- **What to do**
Reproduce only the lines of the material below that start at the line containing "Reproduce this chart with Plotly." and stop at the line containing "PW, PH = 895, 289". Keep both end lines.

- **Data extract**
<<<<
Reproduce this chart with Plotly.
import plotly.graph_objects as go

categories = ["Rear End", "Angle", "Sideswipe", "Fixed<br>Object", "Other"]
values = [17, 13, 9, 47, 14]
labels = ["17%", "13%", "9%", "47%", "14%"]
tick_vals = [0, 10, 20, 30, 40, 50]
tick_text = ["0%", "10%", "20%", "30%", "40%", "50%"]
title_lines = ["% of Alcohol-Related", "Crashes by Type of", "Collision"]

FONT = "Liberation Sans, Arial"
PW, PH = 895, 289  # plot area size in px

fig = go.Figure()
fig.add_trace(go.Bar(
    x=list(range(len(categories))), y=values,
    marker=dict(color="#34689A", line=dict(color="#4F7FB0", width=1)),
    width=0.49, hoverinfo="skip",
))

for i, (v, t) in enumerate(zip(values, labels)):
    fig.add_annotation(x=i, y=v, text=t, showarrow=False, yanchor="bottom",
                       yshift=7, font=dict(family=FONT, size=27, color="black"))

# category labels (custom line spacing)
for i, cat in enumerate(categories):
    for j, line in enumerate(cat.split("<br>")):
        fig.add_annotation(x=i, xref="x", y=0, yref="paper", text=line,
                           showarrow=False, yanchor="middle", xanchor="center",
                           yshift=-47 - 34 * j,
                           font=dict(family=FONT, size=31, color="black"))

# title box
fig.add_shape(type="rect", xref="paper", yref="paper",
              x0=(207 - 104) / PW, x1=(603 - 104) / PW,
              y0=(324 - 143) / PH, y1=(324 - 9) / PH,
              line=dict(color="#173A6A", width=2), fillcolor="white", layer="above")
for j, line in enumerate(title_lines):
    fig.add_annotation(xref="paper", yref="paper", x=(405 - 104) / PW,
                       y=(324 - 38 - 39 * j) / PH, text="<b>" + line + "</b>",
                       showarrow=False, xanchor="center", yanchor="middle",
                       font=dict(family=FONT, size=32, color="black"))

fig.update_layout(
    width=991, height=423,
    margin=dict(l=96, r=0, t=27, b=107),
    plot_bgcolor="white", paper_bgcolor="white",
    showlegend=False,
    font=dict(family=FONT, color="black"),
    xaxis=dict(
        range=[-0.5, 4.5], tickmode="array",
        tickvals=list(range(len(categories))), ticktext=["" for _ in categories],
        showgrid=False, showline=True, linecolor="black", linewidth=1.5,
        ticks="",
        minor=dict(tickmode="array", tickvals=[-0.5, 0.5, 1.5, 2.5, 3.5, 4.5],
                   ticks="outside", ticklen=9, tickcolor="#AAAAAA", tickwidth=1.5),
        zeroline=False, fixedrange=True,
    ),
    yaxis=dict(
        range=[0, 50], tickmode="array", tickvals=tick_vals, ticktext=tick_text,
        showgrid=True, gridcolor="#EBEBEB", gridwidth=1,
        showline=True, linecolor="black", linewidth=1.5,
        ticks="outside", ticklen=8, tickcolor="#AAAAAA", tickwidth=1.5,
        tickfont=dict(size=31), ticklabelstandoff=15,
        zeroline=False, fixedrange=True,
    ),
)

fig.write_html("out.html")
>>>>
<<<<
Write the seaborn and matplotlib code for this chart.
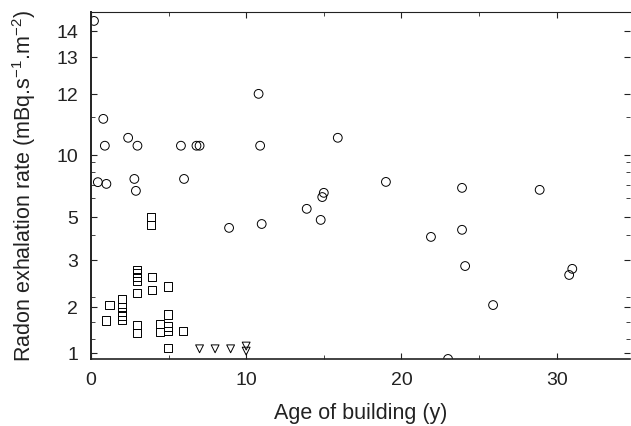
>>>>
- **Response to the exercise**
Reproduce this chart with Plotly.
import plotly.graph_objects as go

categories = ["Rear End", "Angle", "Sideswipe", "Fixed<br>Object", "Other"]
values = [17, 13, 9, 47, 14]
labels = ["17%", "13%", "9%", "47%", "14%"]
tick_vals = [0, 10, 20, 30, 40, 50]
tick_text = ["0%", "10%", "20%", "30%", "40%", "50%"]
title_lines = ["% of Alcohol-Related", "Crashes by Type of", "Collision"]

FONT = "Liberation Sans, Arial"
PW, PH = 895, 289  # plot area size in px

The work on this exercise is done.